The measures in place across Italy on Tuesday include:

  • Rome: ban on all diesel vehicles in the 'Fascia Verde' limited traffic zone between 7:30-10:30 am and 4:30-8:30 pm, with all-day restrictions on higher-polluting vehicles in emissions categories Euro 0-3.
  • Milan: heaviest polluting diesel vehicles (Euro 1-4) are banned and drivers are required to switch off their engines while stopped. Bonfires, barbecues and fireworks are also banned.
  • Turin: ban on diesel vehicles up to and including older Euro 5 models for most of the day.
  • Emilia-Romagna (Piacenza, Parma, Reggio Emilia, Modena, Ferrara, Ravenna): Euro 1-4 diesel vehicles are banned from 8:30 am to 6:30 pm. Heating is limited to 19 degrees C in homes and 17 degrees in shops.
  • Venice: all-day ban on two-stroke Euro 0 motorbikes, Euro 0-1 petrol cars and Euro 0-4 diesel cars, as well as Euro 1-3 diesel goods vehicles.
  • Florence: restrictions for most of the day on two-stroke motorbikes, Euro 1 petrol vehicles, Euro 2-3 diesel vehicles, and Euro 1-2 goods vehicles.

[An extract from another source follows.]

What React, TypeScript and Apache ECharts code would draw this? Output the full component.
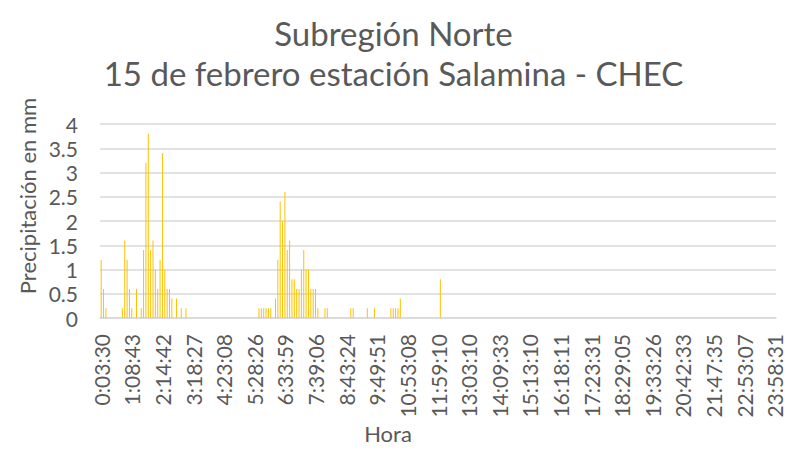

Italy's permitted limit for PM10 pollution is 50 micrograms per cubic metre, above which air quality is considered dangerously poor.

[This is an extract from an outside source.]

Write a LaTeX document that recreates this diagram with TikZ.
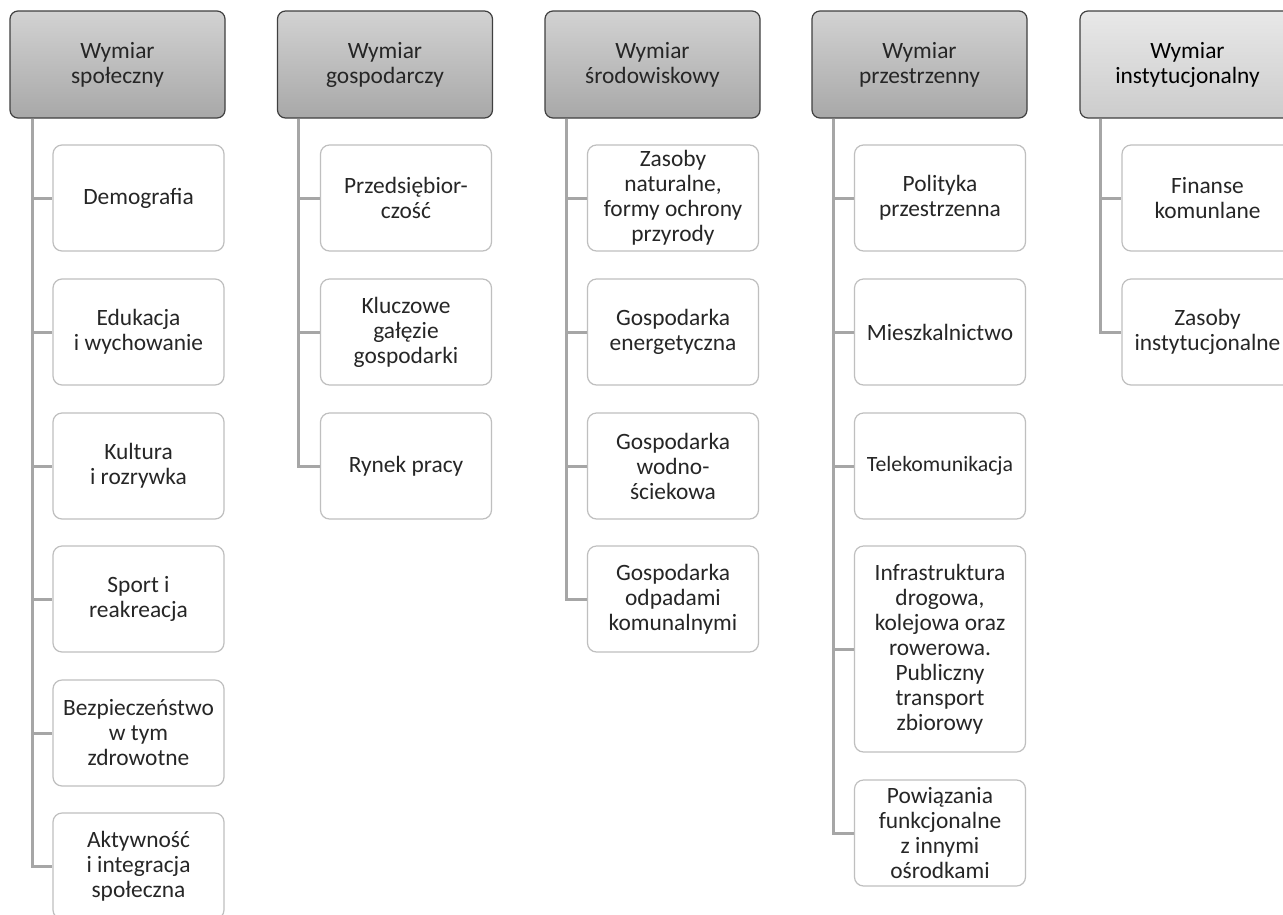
\documentclass[tikz,border=0pt]{standalone}
\usepackage{fontspec}
\setmainfont{Carlito}
\definecolor{txt}{HTML}{262626}
\definecolor{hborder}{HTML}{404040}
\definecolor{cborder}{HTML}{BFBFBF}
\definecolor{conncol}{HTML}{A6A6A6}
\definecolor{htop}{HTML}{D2D2D2}
\definecolor{hbot}{HTML}{A8A8A8}
\definecolor{htopl}{HTML}{E8E8E8}
\definecolor{hbotl}{HTML}{CCCCCC}
\begin{document}
\begin{tikzpicture}[x=1pt,y=-1pt,
  header/.style={draw=hborder, line width=1.2pt, rounded corners=8pt,
    top color=htop, bottom color=hbot, minimum width=215pt, minimum height=107pt,
    inner sep=0pt, align=center, text=txt, font=\fontsize{23.4}{25}\selectfont},
  lightheader/.style={header, top color=htopl, bottom color=hbotl, text=black},
  child/.style={draw=cborder, line width=1.2pt, rounded corners=9pt, fill=white,
    minimum width=171pt, minimum height=106pt, inner sep=0pt, align=center,
    text=txt, font=\fontsize{23.4}{25}\selectfont},
  conn/.style={draw=conncol, line width=3pt}]
\useasboundingbox (0,0) rectangle (1283,914);
\fill[white] (0,0) rectangle (1283,914);

% Column 1
\node[header] (h1) at (117.5,64.5) {Wymiar\\społeczny};
\node[child] (c11) at (138.5,198) {Demografia};
\node[child] (c12) at (138.5,332) {Edukacja\\i wychowanie};
\node[child] (c13) at (138.5,466) {Kultura\\i rozrywka};
\node[child] (c14) at (138.5,599) {Sport i\\reakreacja};
\node[child] (c15) at (138.5,733) {Bezpieczeństwo\\w tym\\zdrowotne};
\node[child] (c16) at (138.5,866) {Aktywność\\i integracja\\społeczna};

% Column 2
\node[header] (h2) at (385,64.5) {Wymiar\\gospodarczy};
\node[child] (c21) at (406,198) {Przedsiębior-\\czość};
\node[child] (c22) at (406,332) {Kluczowe\\gałęzie\\gospodarki};
\node[child] (c23) at (406,466) {Rynek pracy};

% Column 3
\node[header] (h3) at (652.5,64.5) {Wymiar\\środowiskowy};
\node[child] (c31) at (673,198) {Zasoby\\naturalne,\\formy ochrony\\przyrody};
\node[child] (c32) at (673,332) {Gospodarka\\energetyczna};
\node[child] (c33) at (673,466) {Gospodarka\\wodno-\\ściekowa};
\node[child] (c34) at (673,599) {Gospodarka\\odpadami\\komunalnymi};

% Column 4
\node[header] (h4) at (919.5,64.5) {Wymiar\\przestrzenny};
\node[child] (c41) at (940,198) {Polityka\\przestrzenna};
\node[child] (c42) at (940,332) {Mieszkalnictwo};
\node[child, font=\fontsize{21.8}{24}\selectfont] (c43) at (940,466) {Telekomunikacja};
\node[child, minimum height=206pt] (c44) at (940,649) {Infrastruktura\\drogowa,\\kolejowa oraz\\rowerowa.\\Publiczny\\transport\\zbiorowy};
\node[child] (c45) at (940,833) {Powiązania\\funkcjonalne\\z innymi\\ośrodkami};

% Column 5
\node[lightheader] (h5) at (1187.5,64.5) {Wymiar\\instytucjonalny};
\node[child] (c51) at (1207.5,198) {Finanse\\komunlane};
\node[child] (c52) at (1207.5,332) {Zasoby\\instytucjonalne};

% Connectors
\foreach \c in {c11,c12,c13,c14,c15,c16}
  \draw[conn] ([xshift=23pt]h1.south west) |- (\c.west);
\foreach \c in {c21,c22,c23}
  \draw[conn] ([xshift=22pt]h2.south west) |- (\c.west);
\foreach \c in {c31,c32,c33,c34}
  \draw[conn] ([xshift=22pt]h3.south west) |- (\c.west);
\foreach \c in {c41,c42,c43,c44,c45}
  \draw[conn] ([xshift=22pt]h4.south west) |- (\c.west);
\foreach \c in {c51,c52}
  \draw[conn] ([xshift=21pt]h5.south west) |- (\c.west);
\end{tikzpicture}
\end{document}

Air pollution is typically worst in northern Italy, where densely populated cities, industry and farming create emissions and mountains trap it in low-lying plains. Industrial Brescia, Monza, Milan, Turin, Venice and other cities in the Po Valley regularly exceed safe limits.

But Rome too, where sea winds help clear the exhaust fumes spewed out by relentless traffic, has seen its air quality plummet this month. At least four of Rome's 15 monitoring stations measured pollution above the limit on Sunday, the most recent check published, in some cases for the tenth time in 12 days.